Lei, però, ha detto da subito che bisogna ridere: perché?

E’ importante un pizzico di umorismo. Però non “la buttiamo sul ridere” e non ridiamo delle sventure degli altri. L’ironia sana che abbassa l’ansia è il “prendere in giro me stesso”. L’autoironia aiuterà a cogliere i lati assurdi della nostra nuova vita, piena di contraddizioni. Pensiamo all’umorismo yiddish del popolo ebraico: questo ci aiuterà ad affrontare eventi illogici. Ma bisogna cercare di capire anche gli altri e non sottovalutare nessuno: né i clienti e neppure i concorrenti. Il topolino può salvare il leone quando finisce nella rete: è la favola di Esopo. Anche chi è piccolo, può dare un grande aiuto. Tutto sta nel sapere orientare la nostra intelligenza, e le nostre emozioni, verso la ricerca di nuove energie.
 

Sui social, lei ha proposto una sorta di “guida della resistenza” in sette punti: quali?
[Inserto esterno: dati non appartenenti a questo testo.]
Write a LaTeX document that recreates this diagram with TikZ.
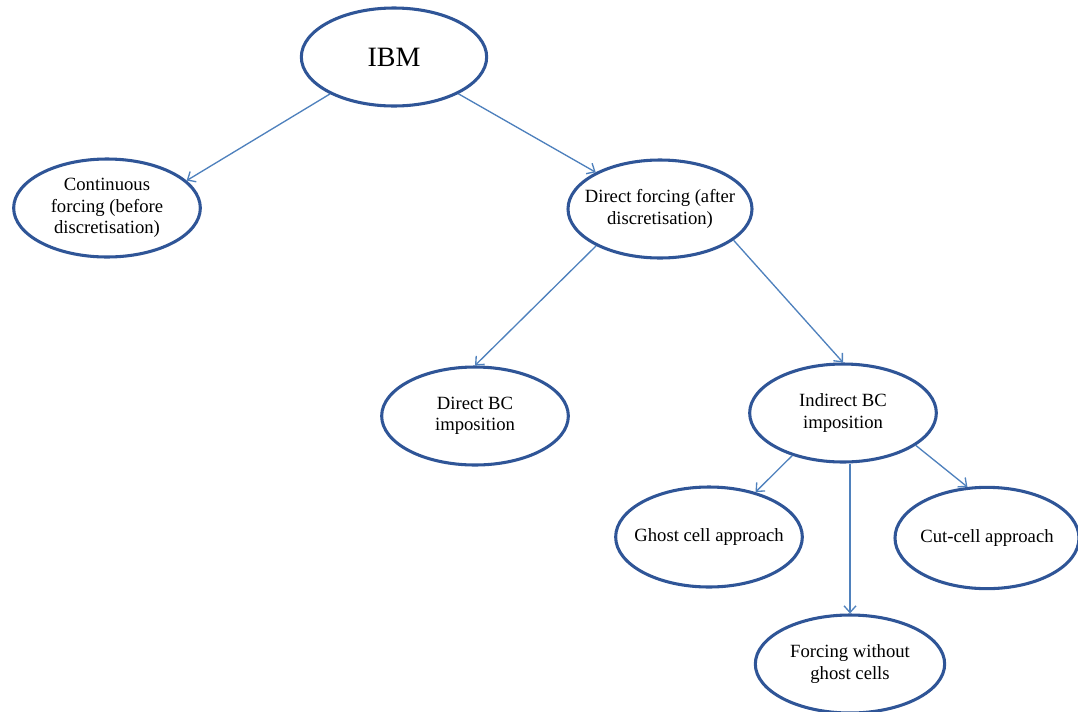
\documentclass[tikz,border=0pt]{standalone}
\usepackage{fontspec}
\setmainfont{Liberation Serif}
\usetikzlibrary{positioning,shapes.geometric,arrows.meta}
\definecolor{ovalblue}{RGB}{47,85,151}
\definecolor{linkblue}{RGB}{79,129,189}

\begin{document}
\begin{tikzpicture}[x=0.75pt, y=-0.75pt, on grid, >={Straight Barb[length=5pt,width=9pt]},
                    main/.style = {draw=ovalblue, line width=2.3pt, ellipse, fill=white, inner ysep=0pt, inner xsep=-16pt, align=center,
                                   minimum width=140pt, minimum height=73.5pt, font=\fontsize{14}{16}\selectfont},
                    link/.style = {draw=linkblue, line width=1pt, ->}]
                    \useasboundingbox (0,0) rectangle (1078,711);
                    \node[main, minimum width=139pt, font=\fontsize{21}{24}\selectfont] (ibm) at (394,57) {IBM};
                    \node[main] (cont) [below left=113.25pt and 215.25pt of ibm] {Continuous\\forcing (before\\discretisation)};
                    \node[main, minimum width=138pt] (df) [below right=114pt and 199.5pt of ibm] {Direct forcing (after\\discretisation)};
                    \node[main] (dbc) [below left=155.25pt and 138.75pt of df] {Direct BC\\imposition};
                    \node[main] (ibc) [below right=153pt and 137.25pt of df] {Indirect BC\\imposition};
                    \node[main, minimum height=75pt] (ghost) [below left=93pt and 100.5pt of ibc] {Ghost cell approach};
                    \node[main, minimum width=138pt, minimum height=76pt] (cut) [below right=93.75pt and 108pt of ibc] {Cut-cell approach};
                    \node[main, minimum width=142pt] (fwg) [below right=188.25pt and 5.25pt of ibc] {Forcing without\\ghost cells};

                    \draw[link] (ibm.210) -- (cont.19);
                    \draw[link] (ibm) -- (df);
                    \draw[link] (df.210) -- (dbc.north);
                    \draw[link] (df.337) -- (ibc.north);
                    \draw[link] (ibc.220) -- (ghost.44);
                    \draw[link] (fwg.north |- ibc.south) -- (fwg.north);
                    \draw[link] (ibc.336) -- (cut.111);
                \end{tikzpicture}
\end{document}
Il primo è che bisogna affrontare il problema: azioni rapide e sguardo lungimirante, perché tutto ciò che avevi previsto e pianificato va rivisto. Non stiamo guardando un film.
Secondo, consolidare la posizione: è importante che le persone responsabili dell’equipaggio abbiano la possibilità di resistere sul medio e lungo periodo. Procuratevi dunque le risorse e gli strumenti necessari per una permanenza in porto non breve. Fate in modo anche di avere la possibilità di uscire dalla nave e passare il comando se necessario. Come in tutte le crisi, arroccarsi troppo può essere perdente (anche se la condizione di assedio lo consiglia) e bisogna mantenere qualche grado di flessibilità.
Terzo, entra in te stesso: le risorse migliori vengono dall’interno.

 

In situazioni straordinarie non ci vogliono risorse straordinarie?
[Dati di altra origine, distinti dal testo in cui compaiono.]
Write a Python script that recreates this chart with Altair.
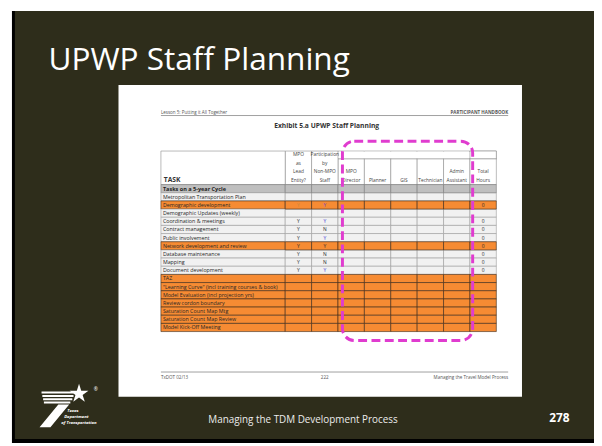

Questo è il quarto consiglio: non bisogna temere di coinvolgere persone competenti e soggetti esterni al mondo che conosci. E’ dall’esterno che viene il virus, è vero, ma è dalla stessa direzione che verranno anche i farmaci antivirali.
Quinto: mantenere uniti i ranghi perché il virus, per sua natura, divide. La forza dell’umanità è invece proprio nella capacità di comunicare, connettere, cambiare conoscenze e valori. Non lasciare che la lontananza si trasformi in steccati.
Sesto: coltiva anche visioni ottimistiche, in cui gli scenari positivi sono frutto di sviluppi onirici plausibili e non pie illusioni.

 

L’ultimo consiglio?

Non abbandoniamo chi non ce la fa. E non trascuriamo di avere gesti di solidarietà e messaggi di vicinanza a chi viene colpito duramente dal virus. Egli fa parte della squadra, come tutti.